# RECORD SET start

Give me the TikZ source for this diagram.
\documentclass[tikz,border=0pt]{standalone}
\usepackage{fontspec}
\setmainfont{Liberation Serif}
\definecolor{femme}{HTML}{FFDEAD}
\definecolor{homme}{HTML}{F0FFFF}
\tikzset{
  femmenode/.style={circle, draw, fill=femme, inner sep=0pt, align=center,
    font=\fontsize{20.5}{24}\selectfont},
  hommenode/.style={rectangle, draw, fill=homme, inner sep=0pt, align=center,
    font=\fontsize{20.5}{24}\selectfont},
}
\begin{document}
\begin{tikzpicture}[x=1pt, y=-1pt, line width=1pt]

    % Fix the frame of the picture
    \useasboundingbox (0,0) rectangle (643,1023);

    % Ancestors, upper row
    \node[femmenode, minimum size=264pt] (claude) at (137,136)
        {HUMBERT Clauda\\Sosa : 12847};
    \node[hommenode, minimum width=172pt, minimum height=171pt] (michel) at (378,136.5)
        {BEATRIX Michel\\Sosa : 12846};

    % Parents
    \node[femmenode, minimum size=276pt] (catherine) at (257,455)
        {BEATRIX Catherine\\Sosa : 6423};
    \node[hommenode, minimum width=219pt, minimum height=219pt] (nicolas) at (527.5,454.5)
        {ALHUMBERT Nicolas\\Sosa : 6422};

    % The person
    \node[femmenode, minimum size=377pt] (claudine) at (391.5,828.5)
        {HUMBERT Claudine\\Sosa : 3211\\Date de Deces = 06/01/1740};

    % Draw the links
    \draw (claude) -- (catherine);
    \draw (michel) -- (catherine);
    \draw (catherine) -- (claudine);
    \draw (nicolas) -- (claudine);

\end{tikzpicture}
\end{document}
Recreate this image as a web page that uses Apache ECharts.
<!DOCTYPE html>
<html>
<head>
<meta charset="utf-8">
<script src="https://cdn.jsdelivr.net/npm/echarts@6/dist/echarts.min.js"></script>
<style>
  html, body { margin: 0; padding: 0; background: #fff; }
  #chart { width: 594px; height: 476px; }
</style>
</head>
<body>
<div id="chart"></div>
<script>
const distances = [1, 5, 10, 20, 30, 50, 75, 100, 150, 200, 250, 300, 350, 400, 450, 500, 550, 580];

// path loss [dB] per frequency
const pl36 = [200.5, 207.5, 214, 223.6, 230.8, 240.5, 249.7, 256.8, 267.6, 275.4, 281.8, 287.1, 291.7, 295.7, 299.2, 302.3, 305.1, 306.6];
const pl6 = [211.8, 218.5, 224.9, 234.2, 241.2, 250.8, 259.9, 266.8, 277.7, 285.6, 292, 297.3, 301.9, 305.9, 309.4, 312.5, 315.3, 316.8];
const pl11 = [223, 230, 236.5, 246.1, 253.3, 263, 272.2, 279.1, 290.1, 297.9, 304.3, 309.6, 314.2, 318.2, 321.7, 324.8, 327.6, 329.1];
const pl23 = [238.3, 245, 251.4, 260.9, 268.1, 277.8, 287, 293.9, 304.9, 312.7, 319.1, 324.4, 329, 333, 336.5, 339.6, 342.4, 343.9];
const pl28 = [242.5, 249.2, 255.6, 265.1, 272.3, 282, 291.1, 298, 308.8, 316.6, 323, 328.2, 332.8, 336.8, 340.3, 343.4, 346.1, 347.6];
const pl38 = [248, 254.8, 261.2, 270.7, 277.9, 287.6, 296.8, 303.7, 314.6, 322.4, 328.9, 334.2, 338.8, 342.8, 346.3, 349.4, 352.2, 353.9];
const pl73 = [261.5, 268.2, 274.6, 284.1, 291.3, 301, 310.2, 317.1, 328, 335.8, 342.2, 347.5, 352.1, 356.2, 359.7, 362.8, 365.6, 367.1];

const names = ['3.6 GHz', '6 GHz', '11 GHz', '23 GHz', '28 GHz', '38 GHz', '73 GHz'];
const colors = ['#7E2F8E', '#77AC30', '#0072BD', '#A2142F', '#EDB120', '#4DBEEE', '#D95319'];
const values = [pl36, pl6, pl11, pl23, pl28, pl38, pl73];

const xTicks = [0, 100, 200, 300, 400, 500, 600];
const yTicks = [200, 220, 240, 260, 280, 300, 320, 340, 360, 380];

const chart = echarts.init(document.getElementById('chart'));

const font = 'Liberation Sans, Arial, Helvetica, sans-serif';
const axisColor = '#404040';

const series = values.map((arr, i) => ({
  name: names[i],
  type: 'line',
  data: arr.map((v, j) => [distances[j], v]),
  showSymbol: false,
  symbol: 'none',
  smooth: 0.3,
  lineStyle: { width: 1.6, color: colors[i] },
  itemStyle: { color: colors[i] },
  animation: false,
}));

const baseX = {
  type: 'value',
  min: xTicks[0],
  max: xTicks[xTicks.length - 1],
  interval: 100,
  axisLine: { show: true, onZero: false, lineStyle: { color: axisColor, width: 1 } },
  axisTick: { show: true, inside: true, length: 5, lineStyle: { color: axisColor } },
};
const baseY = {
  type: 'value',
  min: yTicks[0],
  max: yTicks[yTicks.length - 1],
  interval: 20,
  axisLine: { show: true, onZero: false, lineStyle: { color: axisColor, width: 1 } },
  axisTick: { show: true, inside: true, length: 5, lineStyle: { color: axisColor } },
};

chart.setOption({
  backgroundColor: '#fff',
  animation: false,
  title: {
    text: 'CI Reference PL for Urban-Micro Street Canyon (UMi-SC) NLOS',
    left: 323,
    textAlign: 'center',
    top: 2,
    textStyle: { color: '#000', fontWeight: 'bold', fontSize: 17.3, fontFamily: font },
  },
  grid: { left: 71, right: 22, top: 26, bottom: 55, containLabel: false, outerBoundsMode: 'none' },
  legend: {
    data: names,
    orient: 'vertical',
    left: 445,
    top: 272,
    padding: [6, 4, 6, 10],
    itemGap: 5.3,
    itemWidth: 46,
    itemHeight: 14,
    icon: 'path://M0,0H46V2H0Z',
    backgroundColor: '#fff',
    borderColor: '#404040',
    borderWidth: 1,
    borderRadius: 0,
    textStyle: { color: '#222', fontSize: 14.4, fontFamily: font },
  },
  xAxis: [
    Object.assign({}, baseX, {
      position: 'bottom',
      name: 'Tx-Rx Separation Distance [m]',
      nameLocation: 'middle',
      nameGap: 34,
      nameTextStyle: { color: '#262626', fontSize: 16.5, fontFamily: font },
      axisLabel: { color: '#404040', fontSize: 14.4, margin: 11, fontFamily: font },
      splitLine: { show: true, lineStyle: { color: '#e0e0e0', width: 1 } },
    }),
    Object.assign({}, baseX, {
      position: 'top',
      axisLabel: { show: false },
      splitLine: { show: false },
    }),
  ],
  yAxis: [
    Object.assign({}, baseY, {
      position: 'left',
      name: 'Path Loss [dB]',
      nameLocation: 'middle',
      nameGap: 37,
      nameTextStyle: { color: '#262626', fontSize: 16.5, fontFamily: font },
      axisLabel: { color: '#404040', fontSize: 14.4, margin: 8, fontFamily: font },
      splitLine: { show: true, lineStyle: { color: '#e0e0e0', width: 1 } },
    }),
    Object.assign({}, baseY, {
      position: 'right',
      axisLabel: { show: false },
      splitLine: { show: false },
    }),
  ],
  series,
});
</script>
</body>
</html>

# RECORD SET end

## REQUIRED WORK:
Set down every line of the listing above again, exactly as given.

## SOLUTION:
Give me the TikZ source for this diagram.
\documentclass[tikz,border=0pt]{standalone}
\usepackage{fontspec}
\setmainfont{Liberation Serif}
\definecolor{femme}{HTML}{FFDEAD}
\definecolor{homme}{HTML}{F0FFFF}
\tikzset{
  femmenode/.style={circle, draw, fill=femme, inner sep=0pt, align=center,
    font=\fontsize{20.5}{24}\selectfont},
  hommenode/.style={rectangle, draw, fill=homme, inner sep=0pt, align=center,
    font=\fontsize{20.5}{24}\selectfont},
}
\begin{document}
\begin{tikzpicture}[x=1pt, y=-1pt, line width=1pt]

    % Fix the frame of the picture
    \useasboundingbox (0,0) rectangle (643,1023);

    % Ancestors, upper row
    \node[femmenode, minimum size=264pt] (claude) at (137,136)
        {HUMBERT Clauda\\Sosa : 12847};
    \node[hommenode, minimum width=172pt, minimum height=171pt] (michel) at (378,136.5)
        {BEATRIX Michel\\Sosa : 12846};

    % Parents
    \node[femmenode, minimum size=276pt] (catherine) at (257,455)
        {BEATRIX Catherine\\Sosa : 6423};
    \node[hommenode, minimum width=219pt, minimum height=219pt] (nicolas) at (527.5,454.5)
        {ALHUMBERT Nicolas\\Sosa : 6422};

    % The person
    \node[femmenode, minimum size=377pt] (claudine) at (391.5,828.5)
        {HUMBERT Claudine\\Sosa : 3211\\Date de Deces = 06/01/1740};

    % Draw the links
    \draw (claude) -- (catherine);
    \draw (michel) -- (catherine);
    \draw (catherine) -- (claudine);
    \draw (nicolas) -- (claudine);

\end{tikzpicture}
\end{document}
Recreate this image as a web page that uses Apache ECharts.
<!DOCTYPE html>
<html>
<head>
<meta charset="utf-8">
<script src="https://cdn.jsdelivr.net/npm/echarts@6/dist/echarts.min.js"></script>
<style>
  html, body { margin: 0; padding: 0; background: #fff; }
  #chart { width: 594px; height: 476px; }
</style>
</head>
<body>
<div id="chart"></div>
<script>
const distances = [1, 5, 10, 20, 30, 50, 75, 100, 150, 200, 250, 300, 350, 400, 450, 500, 550, 580];

// path loss [dB] per frequency
const pl36 = [200.5, 207.5, 214, 223.6, 230.8, 240.5, 249.7, 256.8, 267.6, 275.4, 281.8, 287.1, 291.7, 295.7, 299.2, 302.3, 305.1, 306.6];
const pl6 = [211.8, 218.5, 224.9, 234.2, 241.2, 250.8, 259.9, 266.8, 277.7, 285.6, 292, 297.3, 301.9, 305.9, 309.4, 312.5, 315.3, 316.8];
const pl11 = [223, 230, 236.5, 246.1, 253.3, 263, 272.2, 279.1, 290.1, 297.9, 304.3, 309.6, 314.2, 318.2, 321.7, 324.8, 327.6, 329.1];
const pl23 = [238.3, 245, 251.4, 260.9, 268.1, 277.8, 287, 293.9, 304.9, 312.7, 319.1, 324.4, 329, 333, 336.5, 339.6, 342.4, 343.9];
const pl28 = [242.5, 249.2, 255.6, 265.1, 272.3, 282, 291.1, 298, 308.8, 316.6, 323, 328.2, 332.8, 336.8, 340.3, 343.4, 346.1, 347.6];
const pl38 = [248, 254.8, 261.2, 270.7, 277.9, 287.6, 296.8, 303.7, 314.6, 322.4, 328.9, 334.2, 338.8, 342.8, 346.3, 349.4, 352.2, 353.9];
const pl73 = [261.5, 268.2, 274.6, 284.1, 291.3, 301, 310.2, 317.1, 328, 335.8, 342.2, 347.5, 352.1, 356.2, 359.7, 362.8, 365.6, 367.1];

const names = ['3.6 GHz', '6 GHz', '11 GHz', '23 GHz', '28 GHz', '38 GHz', '73 GHz'];
const colors = ['#7E2F8E', '#77AC30', '#0072BD', '#A2142F', '#EDB120', '#4DBEEE', '#D95319'];
const values = [pl36, pl6, pl11, pl23, pl28, pl38, pl73];

const xTicks = [0, 100, 200, 300, 400, 500, 600];
const yTicks = [200, 220, 240, 260, 280, 300, 320, 340, 360, 380];

const chart = echarts.init(document.getElementById('chart'));

const font = 'Liberation Sans, Arial, Helvetica, sans-serif';
const axisColor = '#404040';

const series = values.map((arr, i) => ({
  name: names[i],
  type: 'line',
  data: arr.map((v, j) => [distances[j], v]),
  showSymbol: false,
  symbol: 'none',
  smooth: 0.3,
  lineStyle: { width: 1.6, color: colors[i] },
  itemStyle: { color: colors[i] },
  animation: false,
}));

const baseX = {
  type: 'value',
  min: xTicks[0],
  max: xTicks[xTicks.length - 1],
  interval: 100,
  axisLine: { show: true, onZero: false, lineStyle: { color: axisColor, width: 1 } },
  axisTick: { show: true, inside: true, length: 5, lineStyle: { color: axisColor } },
};
const baseY = {
  type: 'value',
  min: yTicks[0],
  max: yTicks[yTicks.length - 1],
  interval: 20,
  axisLine: { show: true, onZero: false, lineStyle: { color: axisColor, width: 1 } },
  axisTick: { show: true, inside: true, length: 5, lineStyle: { color: axisColor } },
};

chart.setOption({
  backgroundColor: '#fff',
  animation: false,
  title: {
    text: 'CI Reference PL for Urban-Micro Street Canyon (UMi-SC) NLOS',
    left: 323,
    textAlign: 'center',
    top: 2,
    textStyle: { color: '#000', fontWeight: 'bold', fontSize: 17.3, fontFamily: font },
  },
  grid: { left: 71, right: 22, top: 26, bottom: 55, containLabel: false, outerBoundsMode: 'none' },
  legend: {
    data: names,
    orient: 'vertical',
    left: 445,
    top: 272,
    padding: [6, 4, 6, 10],
    itemGap: 5.3,
    itemWidth: 46,
    itemHeight: 14,
    icon: 'path://M0,0H46V2H0Z',
    backgroundColor: '#fff',
    borderColor: '#404040',
    borderWidth: 1,
    borderRadius: 0,
    textStyle: { color: '#222', fontSize: 14.4, fontFamily: font },
  },
  xAxis: [
    Object.assign({}, baseX, {
      position: 'bottom',
      name: 'Tx-Rx Separation Distance [m]',
      nameLocation: 'middle',
      nameGap: 34,
      nameTextStyle: { color: '#262626', fontSize: 16.5, fontFamily: font },
      axisLabel: { color: '#404040', fontSize: 14.4, margin: 11, fontFamily: font },
      splitLine: { show: true, lineStyle: { color: '#e0e0e0', width: 1 } },
    }),
    Object.assign({}, baseX, {
      position: 'top',
      axisLabel: { show: false },
      splitLine: { show: false },
    }),
  ],
  yAxis: [
    Object.assign({}, baseY, {
      position: 'left',
      name: 'Path Loss [dB]',
      nameLocation: 'middle',
      nameGap: 37,
      nameTextStyle: { color: '#262626', fontSize: 16.5, fontFamily: font },
      axisLabel: { color: '#404040', fontSize: 14.4, margin: 8, fontFamily: font },
      splitLine: { show: true, lineStyle: { color: '#e0e0e0', width: 1 } },
    }),
    Object.assign({}, baseY, {
      position: 'right',
      axisLabel: { show: false },
      splitLine: { show: false },
    }),
  ],
  series,
});
</script>
</body>
</html>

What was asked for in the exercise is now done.